The Copenhagenize Index recognized this by allowing it to score highly despite having very low cycling overall and a relatively poor network.
Next steps are to consider the relationship of Bicing to bicycling (because scaling cycling begs for scaling Bicing, or changing its use), and to re-envision the relationship of all bicycling to the public transport system, as bike trips can be more direct, reliable and cheaper and will be preferred if people feel safe and accommodated to do so.
A truly bicycle-friendly Barcelona would mean a shift from all other modes: motor vehicles as well as from public transport, and even a decline in walking. For this case, Barcelona must choose to be a bicycle city.
Certainly from a public interest perspective the argument is strong: The money saved on more expensive modes more than justifies the investment in cycling; the cost is less to begin with, even before the tremendous benefits (health benefits, boosts to the local economy, and more, including tourism).
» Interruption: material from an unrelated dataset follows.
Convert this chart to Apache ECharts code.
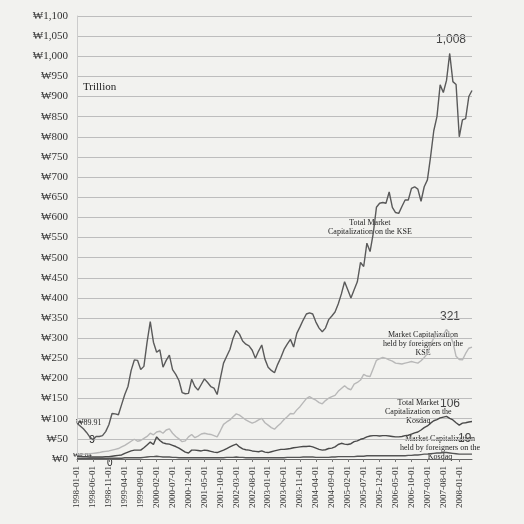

Meanwhile, consider conversion of traffic signals where possible, particularly in the diamond-intersection areas, and installing roundabouts and shared space/slow zones in large areas of the city, hand in hand with new bicycle infrastructure and an array of new restrictions on driving both private cars and motor bikes (motorcycles and motor scooters).
Picture this; if you like it, make it your goal; it can happen very quickly.
A final note: this data is now almost two years old. It would be good to know the latest developments now that the system, and the public, have had more time to adjust. (And speaking of delays, my comment has been delayed first because I wanted to do more research, apologies for the time lag.)